#### DO THIS
Copy the data below exactly, omitting any picture it contains.

#### DATA SECTION
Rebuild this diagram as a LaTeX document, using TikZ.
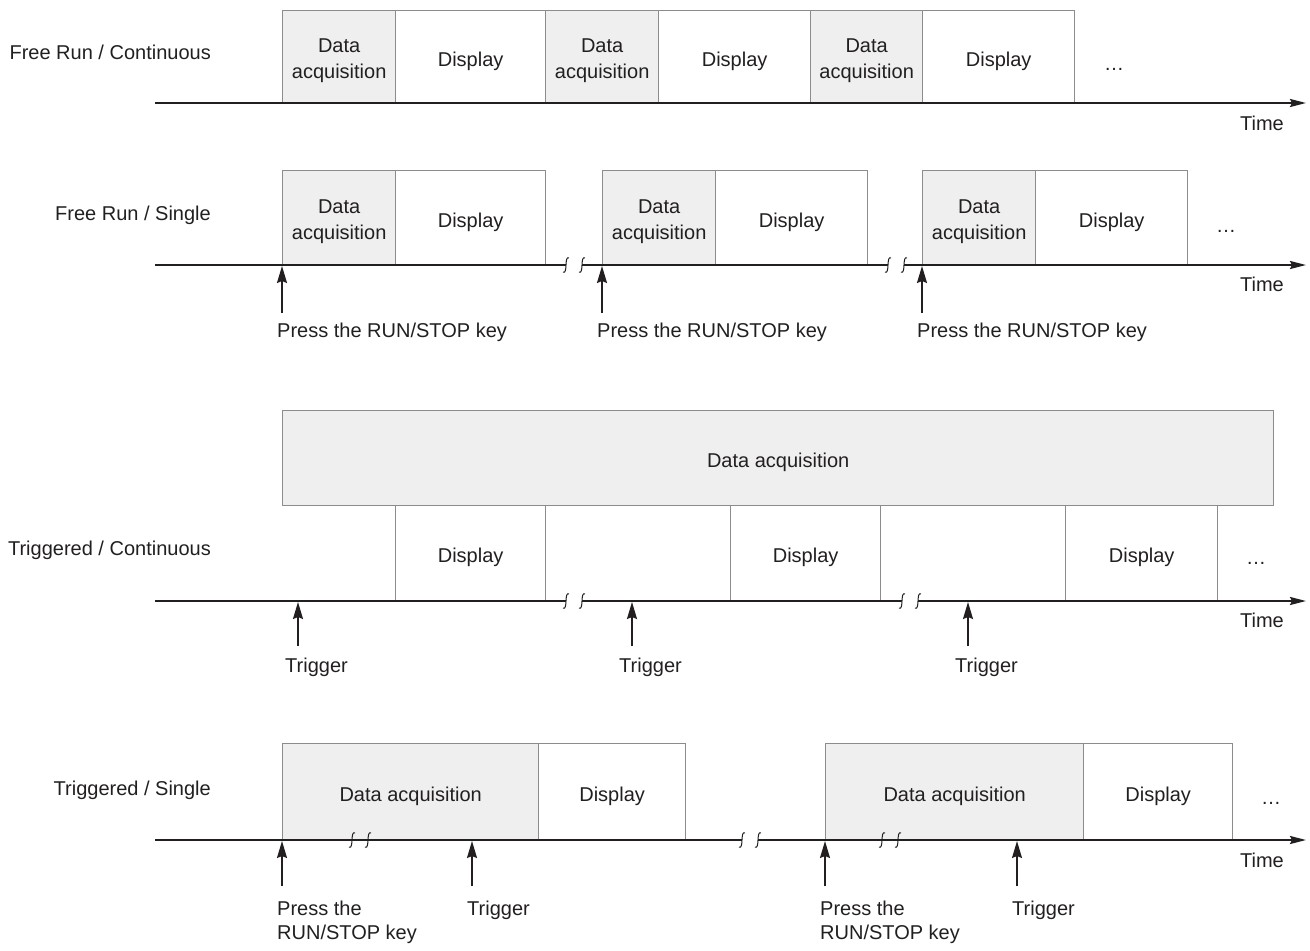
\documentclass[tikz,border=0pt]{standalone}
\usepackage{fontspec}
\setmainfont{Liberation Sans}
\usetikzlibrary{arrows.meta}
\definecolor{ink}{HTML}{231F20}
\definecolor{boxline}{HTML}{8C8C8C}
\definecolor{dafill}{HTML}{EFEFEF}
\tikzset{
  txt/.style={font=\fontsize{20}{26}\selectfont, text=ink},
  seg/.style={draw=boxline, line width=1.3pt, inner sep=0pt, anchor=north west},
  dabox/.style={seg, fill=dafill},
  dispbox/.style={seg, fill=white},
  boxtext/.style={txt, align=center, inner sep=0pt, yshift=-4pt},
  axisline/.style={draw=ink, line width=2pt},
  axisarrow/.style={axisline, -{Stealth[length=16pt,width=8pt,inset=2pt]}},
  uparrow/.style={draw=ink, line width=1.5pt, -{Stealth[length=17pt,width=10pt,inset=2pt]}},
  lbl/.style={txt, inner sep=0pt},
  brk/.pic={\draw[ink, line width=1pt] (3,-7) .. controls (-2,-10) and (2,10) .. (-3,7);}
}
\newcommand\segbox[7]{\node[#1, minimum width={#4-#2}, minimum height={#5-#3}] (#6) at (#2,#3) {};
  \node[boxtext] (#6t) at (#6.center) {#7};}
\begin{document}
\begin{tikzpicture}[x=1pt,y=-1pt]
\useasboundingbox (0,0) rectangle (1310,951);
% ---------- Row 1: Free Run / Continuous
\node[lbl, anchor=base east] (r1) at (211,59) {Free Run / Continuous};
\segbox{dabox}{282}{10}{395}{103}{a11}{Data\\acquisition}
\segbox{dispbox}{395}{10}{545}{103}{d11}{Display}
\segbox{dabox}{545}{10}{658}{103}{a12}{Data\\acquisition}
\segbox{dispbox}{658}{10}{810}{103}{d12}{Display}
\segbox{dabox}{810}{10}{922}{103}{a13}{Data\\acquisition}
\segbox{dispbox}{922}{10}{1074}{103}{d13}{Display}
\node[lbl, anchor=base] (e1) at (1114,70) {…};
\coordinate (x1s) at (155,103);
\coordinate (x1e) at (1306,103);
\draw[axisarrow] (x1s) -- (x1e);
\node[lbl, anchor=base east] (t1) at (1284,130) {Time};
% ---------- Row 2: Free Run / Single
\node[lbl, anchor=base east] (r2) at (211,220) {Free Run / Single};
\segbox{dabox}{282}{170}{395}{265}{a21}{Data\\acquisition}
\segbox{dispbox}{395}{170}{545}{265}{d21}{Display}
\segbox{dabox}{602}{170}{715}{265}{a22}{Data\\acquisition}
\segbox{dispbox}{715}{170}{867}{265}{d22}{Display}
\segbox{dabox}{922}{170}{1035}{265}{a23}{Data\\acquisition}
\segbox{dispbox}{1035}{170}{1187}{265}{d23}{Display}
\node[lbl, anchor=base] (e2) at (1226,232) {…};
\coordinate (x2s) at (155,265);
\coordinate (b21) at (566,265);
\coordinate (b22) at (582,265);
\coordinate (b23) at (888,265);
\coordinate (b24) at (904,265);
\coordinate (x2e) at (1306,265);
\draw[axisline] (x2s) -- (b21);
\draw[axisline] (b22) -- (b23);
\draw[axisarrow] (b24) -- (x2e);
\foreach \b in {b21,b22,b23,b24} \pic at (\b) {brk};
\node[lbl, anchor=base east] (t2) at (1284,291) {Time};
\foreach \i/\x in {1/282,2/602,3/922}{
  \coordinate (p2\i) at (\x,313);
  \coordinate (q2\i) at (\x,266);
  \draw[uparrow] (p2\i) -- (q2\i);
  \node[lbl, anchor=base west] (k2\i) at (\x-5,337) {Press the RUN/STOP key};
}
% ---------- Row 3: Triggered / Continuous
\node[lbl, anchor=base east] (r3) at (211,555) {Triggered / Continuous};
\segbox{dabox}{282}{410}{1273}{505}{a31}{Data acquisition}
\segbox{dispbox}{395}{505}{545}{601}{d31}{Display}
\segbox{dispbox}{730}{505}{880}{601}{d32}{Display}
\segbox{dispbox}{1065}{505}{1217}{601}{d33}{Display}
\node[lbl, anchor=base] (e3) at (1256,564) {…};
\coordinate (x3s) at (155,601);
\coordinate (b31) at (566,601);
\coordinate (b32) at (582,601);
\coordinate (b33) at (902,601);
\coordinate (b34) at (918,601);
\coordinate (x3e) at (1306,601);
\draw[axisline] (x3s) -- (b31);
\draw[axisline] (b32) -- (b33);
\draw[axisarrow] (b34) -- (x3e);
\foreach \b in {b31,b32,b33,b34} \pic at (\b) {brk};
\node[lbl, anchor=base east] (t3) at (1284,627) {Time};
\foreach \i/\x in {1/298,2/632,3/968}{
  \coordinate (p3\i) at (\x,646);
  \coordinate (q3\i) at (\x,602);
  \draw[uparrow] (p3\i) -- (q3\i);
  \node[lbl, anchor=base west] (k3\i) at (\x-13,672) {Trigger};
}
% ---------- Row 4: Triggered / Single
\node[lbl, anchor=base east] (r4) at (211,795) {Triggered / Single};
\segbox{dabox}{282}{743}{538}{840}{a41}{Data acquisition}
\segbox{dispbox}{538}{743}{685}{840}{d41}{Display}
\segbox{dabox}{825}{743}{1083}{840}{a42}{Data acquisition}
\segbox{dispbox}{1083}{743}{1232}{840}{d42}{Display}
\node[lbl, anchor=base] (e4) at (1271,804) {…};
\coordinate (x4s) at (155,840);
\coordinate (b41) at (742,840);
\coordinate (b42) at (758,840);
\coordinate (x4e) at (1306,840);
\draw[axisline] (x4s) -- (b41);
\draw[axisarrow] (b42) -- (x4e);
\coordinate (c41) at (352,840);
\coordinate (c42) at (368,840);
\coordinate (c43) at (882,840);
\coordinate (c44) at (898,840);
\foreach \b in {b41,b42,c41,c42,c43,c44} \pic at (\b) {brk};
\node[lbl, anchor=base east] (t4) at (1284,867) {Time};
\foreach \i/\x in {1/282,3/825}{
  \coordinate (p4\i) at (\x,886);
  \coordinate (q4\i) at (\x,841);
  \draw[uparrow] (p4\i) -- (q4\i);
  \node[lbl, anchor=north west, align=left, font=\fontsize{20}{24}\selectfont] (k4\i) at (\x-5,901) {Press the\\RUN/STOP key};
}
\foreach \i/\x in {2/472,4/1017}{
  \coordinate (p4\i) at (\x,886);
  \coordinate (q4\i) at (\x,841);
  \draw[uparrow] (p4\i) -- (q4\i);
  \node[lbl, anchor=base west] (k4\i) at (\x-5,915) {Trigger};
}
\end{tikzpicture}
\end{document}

#### THE ANSWER
Rebuild this diagram as a LaTeX document, using TikZ.
\documentclass[tikz,border=0pt]{standalone}
\usepackage{fontspec}
\setmainfont{Liberation Sans}
\usetikzlibrary{arrows.meta}
\definecolor{ink}{HTML}{231F20}
\definecolor{boxline}{HTML}{8C8C8C}
\definecolor{dafill}{HTML}{EFEFEF}
\tikzset{
  txt/.style={font=\fontsize{20}{26}\selectfont, text=ink},
  seg/.style={draw=boxline, line width=1.3pt, inner sep=0pt, anchor=north west},
  dabox/.style={seg, fill=dafill},
  dispbox/.style={seg, fill=white},
  boxtext/.style={txt, align=center, inner sep=0pt, yshift=-4pt},
  axisline/.style={draw=ink, line width=2pt},
  axisarrow/.style={axisline, -{Stealth[length=16pt,width=8pt,inset=2pt]}},
  uparrow/.style={draw=ink, line width=1.5pt, -{Stealth[length=17pt,width=10pt,inset=2pt]}},
  lbl/.style={txt, inner sep=0pt},
  brk/.pic={\draw[ink, line width=1pt] (3,-7) .. controls (-2,-10) and (2,10) .. (-3,7);}
}
\newcommand\segbox[7]{\node[#1, minimum width={#4-#2}, minimum height={#5-#3}] (#6) at (#2,#3) {};
  \node[boxtext] (#6t) at (#6.center) {#7};}
\begin{document}
\begin{tikzpicture}[x=1pt,y=-1pt]
\useasboundingbox (0,0) rectangle (1310,951);
% ---------- Row 1: Free Run / Continuous
\node[lbl, anchor=base east] (r1) at (211,59) {Free Run / Continuous};
\segbox{dabox}{282}{10}{395}{103}{a11}{Data\\acquisition}
\segbox{dispbox}{395}{10}{545}{103}{d11}{Display}
\segbox{dabox}{545}{10}{658}{103}{a12}{Data\\acquisition}
\segbox{dispbox}{658}{10}{810}{103}{d12}{Display}
\segbox{dabox}{810}{10}{922}{103}{a13}{Data\\acquisition}
\segbox{dispbox}{922}{10}{1074}{103}{d13}{Display}
\node[lbl, anchor=base] (e1) at (1114,70) {…};
\coordinate (x1s) at (155,103);
\coordinate (x1e) at (1306,103);
\draw[axisarrow] (x1s) -- (x1e);
\node[lbl, anchor=base east] (t1) at (1284,130) {Time};
% ---------- Row 2: Free Run / Single
\node[lbl, anchor=base east] (r2) at (211,220) {Free Run / Single};
\segbox{dabox}{282}{170}{395}{265}{a21}{Data\\acquisition}
\segbox{dispbox}{395}{170}{545}{265}{d21}{Display}
\segbox{dabox}{602}{170}{715}{265}{a22}{Data\\acquisition}
\segbox{dispbox}{715}{170}{867}{265}{d22}{Display}
\segbox{dabox}{922}{170}{1035}{265}{a23}{Data\\acquisition}
\segbox{dispbox}{1035}{170}{1187}{265}{d23}{Display}
\node[lbl, anchor=base] (e2) at (1226,232) {…};
\coordinate (x2s) at (155,265);
\coordinate (b21) at (566,265);
\coordinate (b22) at (582,265);
\coordinate (b23) at (888,265);
\coordinate (b24) at (904,265);
\coordinate (x2e) at (1306,265);
\draw[axisline] (x2s) -- (b21);
\draw[axisline] (b22) -- (b23);
\draw[axisarrow] (b24) -- (x2e);
\foreach \b in {b21,b22,b23,b24} \pic at (\b) {brk};
\node[lbl, anchor=base east] (t2) at (1284,291) {Time};
\foreach \i/\x in {1/282,2/602,3/922}{
  \coordinate (p2\i) at (\x,313);
  \coordinate (q2\i) at (\x,266);
  \draw[uparrow] (p2\i) -- (q2\i);
  \node[lbl, anchor=base west] (k2\i) at (\x-5,337) {Press the RUN/STOP key};
}
% ---------- Row 3: Triggered / Continuous
\node[lbl, anchor=base east] (r3) at (211,555) {Triggered / Continuous};
\segbox{dabox}{282}{410}{1273}{505}{a31}{Data acquisition}
\segbox{dispbox}{395}{505}{545}{601}{d31}{Display}
\segbox{dispbox}{730}{505}{880}{601}{d32}{Display}
\segbox{dispbox}{1065}{505}{1217}{601}{d33}{Display}
\node[lbl, anchor=base] (e3) at (1256,564) {…};
\coordinate (x3s) at (155,601);
\coordinate (b31) at (566,601);
\coordinate (b32) at (582,601);
\coordinate (b33) at (902,601);
\coordinate (b34) at (918,601);
\coordinate (x3e) at (1306,601);
\draw[axisline] (x3s) -- (b31);
\draw[axisline] (b32) -- (b33);
\draw[axisarrow] (b34) -- (x3e);
\foreach \b in {b31,b32,b33,b34} \pic at (\b) {brk};
\node[lbl, anchor=base east] (t3) at (1284,627) {Time};
\foreach \i/\x in {1/298,2/632,3/968}{
  \coordinate (p3\i) at (\x,646);
  \coordinate (q3\i) at (\x,602);
  \draw[uparrow] (p3\i) -- (q3\i);
  \node[lbl, anchor=base west] (k3\i) at (\x-13,672) {Trigger};
}
% ---------- Row 4: Triggered / Single
\node[lbl, anchor=base east] (r4) at (211,795) {Triggered / Single};
\segbox{dabox}{282}{743}{538}{840}{a41}{Data acquisition}
\segbox{dispbox}{538}{743}{685}{840}{d41}{Display}
\segbox{dabox}{825}{743}{1083}{840}{a42}{Data acquisition}
\segbox{dispbox}{1083}{743}{1232}{840}{d42}{Display}
\node[lbl, anchor=base] (e4) at (1271,804) {…};
\coordinate (x4s) at (155,840);
\coordinate (b41) at (742,840);
\coordinate (b42) at (758,840);
\coordinate (x4e) at (1306,840);
\draw[axisline] (x4s) -- (b41);
\draw[axisarrow] (b42) -- (x4e);
\coordinate (c41) at (352,840);
\coordinate (c42) at (368,840);
\coordinate (c43) at (882,840);
\coordinate (c44) at (898,840);
\foreach \b in {b41,b42,c41,c42,c43,c44} \pic at (\b) {brk};
\node[lbl, anchor=base east] (t4) at (1284,867) {Time};
\foreach \i/\x in {1/282,3/825}{
  \coordinate (p4\i) at (\x,886);
  \coordinate (q4\i) at (\x,841);
  \draw[uparrow] (p4\i) -- (q4\i);
  \node[lbl, anchor=north west, align=left, font=\fontsize{20}{24}\selectfont] (k4\i) at (\x-5,901) {Press the\\RUN/STOP key};
}
\foreach \i/\x in {2/472,4/1017}{
  \coordinate (p4\i) at (\x,886);
  \coordinate (q4\i) at (\x,841);
  \draw[uparrow] (p4\i) -- (q4\i);
  \node[lbl, anchor=base west] (k4\i) at (\x-5,915) {Trigger};
}
\end{tikzpicture}
\end{document}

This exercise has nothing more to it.